Modern transportation systems face significant challenges in ensuring road safety, given serious injuries caused by road accidents. The rapid growth of autonomous vehicles (AVs) has prompted new traffic designs that aim to optimize interactions among AVs. However, effective interactions between AVs remains challenging due to the absence of centralized control. Besides, there is a need for balancing multiple factors, including passenger demands and overall traffic efficiency. Traditional rule-based, optimization-based, and game-theoretic approaches each have limitations in addressing these challenges. Rule-based methods struggle with adaptability and generalization in complex scenarios, while optimization-based methods often require high computational resources. Game-theoretic approaches, such as Stackelberg and Nash games, suffer from limited adaptability and potential inefficiencies in cooperative settings. This paper proposes an Evolutionary Game Theory (EGT)-based framework for AV interactions that overcomes these limitations by utilizing a decentralized and adaptive strategy evolution mechanism. A causal evaluation module (CEGT) is introduced to optimize the evolutionary rate, balancing mutation and evolution by learning from historical interactions. Simulation results demonstrate the proposed CEGT outperforms EGT and popular benchmark games in terms of lower collision rates, improved safety distances, higher speeds, and overall better performance compared to Nash and Stackelberg games across diverse scenarios and parameter settings.

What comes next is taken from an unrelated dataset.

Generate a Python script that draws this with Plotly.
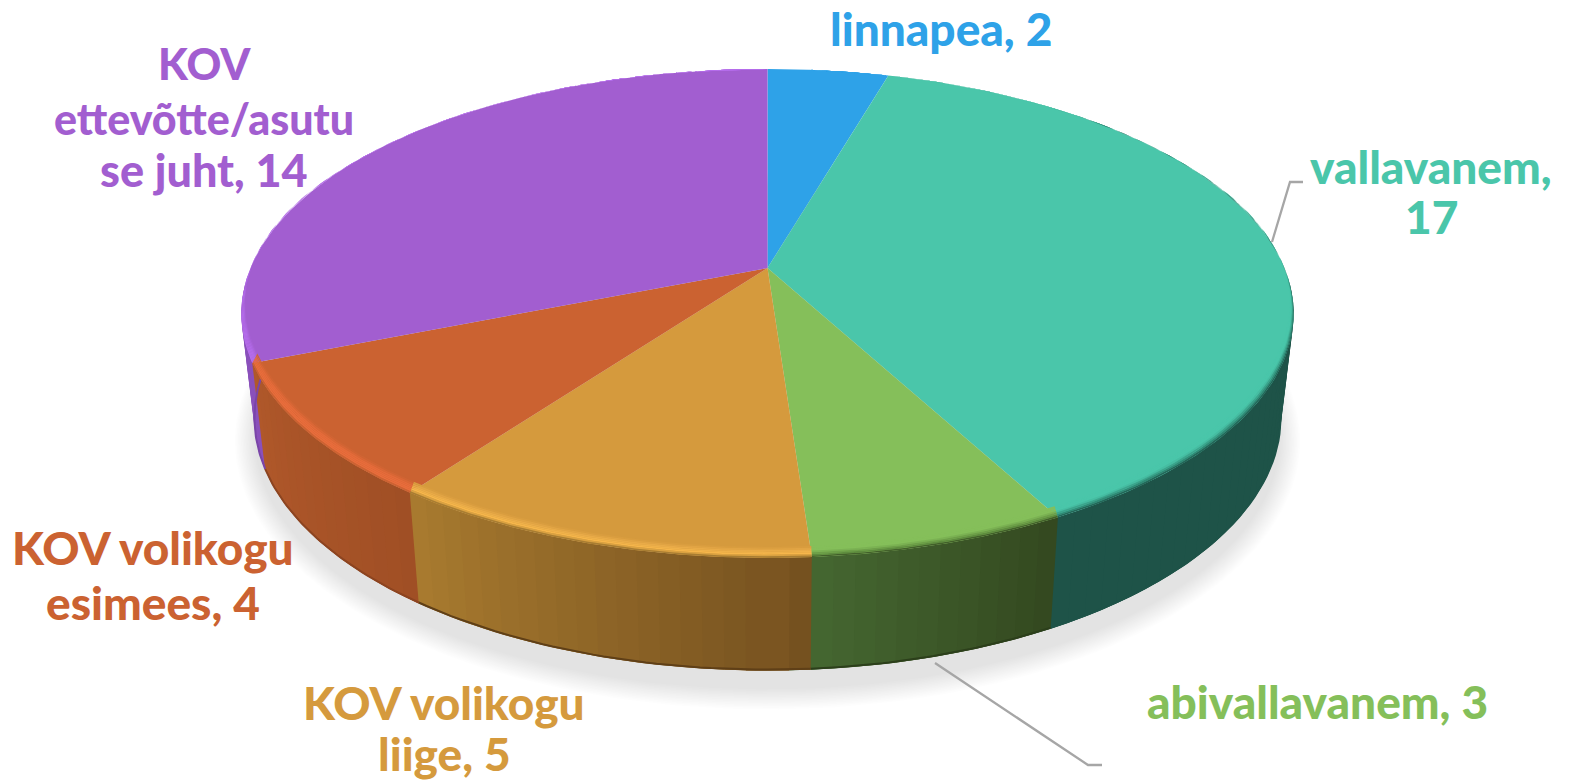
import numpy as np
import plotly.graph_objects as go

categories = ["linnapea", "vallavanem", "abivallavanem", "KOV volikogu liige", "KOV volikogu esimees", "KOV ettevõtte/asutuse juht"]
values = [2, 17, 3, 5, 4, 14]
label_texts = ["linnapea, 2", "vallavanem,", "17", "abivallavanem, 3", "KOV volikogu", "liige, 5",
               "KOV volikogu", "esimees, 4", "KOV", "ettevõtte/asutu", "se juht, 14"]
label_slice = [0, 1, 1, 2, 3, 3, 4, 4, 5, 5, 5]

face_colors = ["#2ea2e8", "#4ac6aa", "#85bf5a", "#d59a3d", "#cb6231", "#a25ed0"]
side_start = ["#1e5348", "#1e5348", "#33481f", "#74501f", "#a04f25", "#8a50bb"]
side_end = ["#1e5348", "#1e5348", "#456731", "#a97b2f", "#b0582a", "#8a50bb"]
bottom_edge = ["#1e5348", "#1e5348", "#2c3f1b", "#5f3f17", "#8c4420", "#7a45a8"]
bevel_stops = [
    [(0, "#2ea2e8"), (1, "#2ea2e8")],
    [(0, "#4ac6aa"), (.45, "#4ac6aa"), (.8, "#2f8874"), (1, "#1e5348")],
    [(0, "#85bf5a"), (.4, "#85bf5a"), (.8, "#5d8a3d"), (1, "#33481f")],
    [(0, "#d59a3d"), (.35, "#e9ab48"), (.7, "#f8b84c"), (1, "#8f6a2a")],
    [(0, "#cb6231"), (.4, "#e76c3b"), (.85, "#e86d3c"), (1, "#b5592b")],
    [(0, "#a25ed0"), (.45, "#b46cea"), (1, "#b66eec")],
]
label_xy = [(941, 28), (1431, 166), (1431, 216), (1317, 701), (444, 702), (444, 753),
            (153, 547), (153, 602), (204, 63), (204, 118), (204, 170)]
label_size = [46, 46, 46, 46, 46, 46, 46, 46, 43, 43, 45]
leaders = [([1272, 1290, 1303], [242, 182, 182]), ([935, 1088, 1102], [663, 765, 765])]

FONT = "Lato"
CX, CY, A, B, K = 767.5, 268.0, 517.0, 236.0, 0.186


def top(theta):
    t = np.radians(theta)
    u, v = np.sin(t), np.cos(t)
    w = 1 + K * v
    return CX + A * u / w, CY - B * v / w


def bottom(theta):
    x, y = top(theta)
    return CX + 0.975 * (x - CX), 372 + 1.03 * (y - CY)


def rim(theta, amount):
    x, y = top(theta)
    f = np.clip((0.5 - np.cos(np.radians(theta))) / 1.0, 0, 1)
    return CX + (x - CX) * (1 - 0.011 * f * amount), y - 11 * f * amount


def h2r(c):
    return np.array([int(c[i:i + 2], 16) for i in (1, 3, 5)], dtype=float)


def mix(a, b, t):
    r = h2r(a) * (1 - t) + h2r(b) * t
    return "rgb(%d,%d,%d)" % tuple(r.round())


def stop_color(stops, t):
    for (t0, c0), (t1, c1) in zip(stops, stops[1:]):
        if t <= t1:
            return mix(c0, c1, (t - t0) / max(t1 - t0, 1e-6))
    return stops[-1][1]


def poly(fig, x, y, color):
    fig.add_trace(go.Scatter(x=list(x), y=list(y), mode="lines", fill="toself", fillcolor=color,
                             line=dict(width=0), hoverinfo="skip", showlegend=False))


fig = go.Figure()
edges = np.concatenate([[0], np.cumsum(values)]) / sum(values) * 360.0
all_t = np.linspace(0, 360, 361)

# soft ground shadow
bx, by = bottom(all_t)
for grow in np.linspace(20, 0, 14):
    sx = CX + (bx - CX) * (1 + grow / 520)
    sy = 385 + (by - 372) * (1 + grow / 300) + 6
    poly(fig, sx, sy, "rgba(0,0,0,0.009)")

# side wall, painted from the flanks toward the front; every strip runs on under the next one
t_side = np.arange(92, 268.01, 2.0)
for group, step in ((t_side[t_side < 180], 2.0), (t_side[t_side > 180][::-1], -2.0)):
    for t0 in group:
        t1 = t0 + step
        tm = (t0 + t1) / 2
        i = int(np.searchsorted(edges, tm) - 1)
        frac = (tm - edges[i]) / (edges[i + 1] - edges[i])
        c = mix(side_start[i], side_end[i], frac)
        seg = np.array([t0, t1 + step])
        tx, ty = top(seg)
        ox, oy = bottom(seg)
        poly(fig, [tx[0], tx[1], ox[1], ox[0]], [ty[0], ty[1], oy[1], oy[0]], c)

# darker bottom edge of the wall
for i in range(len(values)):
    a, b = max(edges[i], 92), min(edges[i + 1], 268)
    if b > a:
        ts = np.linspace(a, b, 40)
        ox, oy = bottom(ts)
        fig.add_trace(go.Scatter(x=ox, y=oy - 1, mode="lines", line=dict(color=bottom_edge[i], width=2),
                                 hoverinfo="skip", showlegend=False))

# top face
for i in range(len(values)):
    ts = np.linspace(edges[i], edges[i + 1], 120)
    x, y = top(ts)
    poly(fig, np.r_[CX, x, CX], np.r_[CY, y, CY], face_colors[i])

# bevel along the rim
N = 7
for i in range(len(values)):
    ts = np.linspace(edges[i], edges[i + 1], 100)
    for j in range(N):
        a0, a1 = 1 - j / N, 1 - (j + 1) / N
        x0, y0 = rim(ts, a0)
        x1, y1 = rim(ts, a1)
        poly(fig, np.r_[x0, x1[::-1]], np.r_[y0, y1[::-1]], stop_color(bevel_stops[i], (j + .5) / N))

# leader lines
for lx, ly in leaders:
    fig.add_trace(go.Scatter(x=lx, y=ly, mode="lines", line=dict(color="#a6a6a6", width=2.3),
                             hoverinfo="skip", showlegend=False))

for text, (x, y), s, i in zip(label_texts, label_xy, label_size, label_slice):
    fig.add_annotation(x=x, y=y, text=text, showarrow=False, xanchor="center", yanchor="middle",
                       font=dict(family=FONT, size=s, color=face_colors[i], weight=900))

fig.update_layout(width=1569, height=781, margin=dict(l=0, r=0, t=0, b=0), showlegend=False,
                  paper_bgcolor="white", plot_bgcolor="white",
                  xaxis=dict(range=[0, 1569], visible=False, fixedrange=True),
                  yaxis=dict(range=[781, 0], visible=False, fixedrange=True))
fig.write_html("out.html", config=dict(displayModeBar=False),
               post_script="document.body.style.margin='0';document.documentElement.style.overflow='hidden';")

翻译：鉴于交通事故造成的严重伤害，现代交通系统在保障道路安全方面面临重大挑战。自动驾驶车辆的快速增长催生了旨在优化自动驾驶车辆间交互的新型交通设计。然而，由于缺乏集中控制，自动驾驶车辆之间的有效交互仍然具有挑战性。此外，还需要平衡包括乘客需求和整体交通效率在内的多重因素。传统的基于规则、基于优化以及博弈论的方法在应对这些挑战时各有局限：基于规则的方法在复杂场景中难以适应和泛化；基于优化的方法通常需要较高的计算资源；而博弈论方法（如Stackelberg博弈和Nash博弈）则在协作环境中存在适应性有限和潜在效率低下的问题。本文提出一种基于进化博弈论的自动驾驶车辆交互框架，该框架通过利用去中心化的自适应策略进化机制克服了上述局限。我们引入了一个因果评估模块，通过从历史交互中学习来优化进化速率，从而平衡突变与进化。仿真结果表明，在不同场景和参数设置下，所提出的因果评估模块在碰撞率、安全距离、行驶速度及整体性能方面均优于基础进化博弈论以及流行的基准博弈方法（如Nash博弈和Stackelberg博弈）。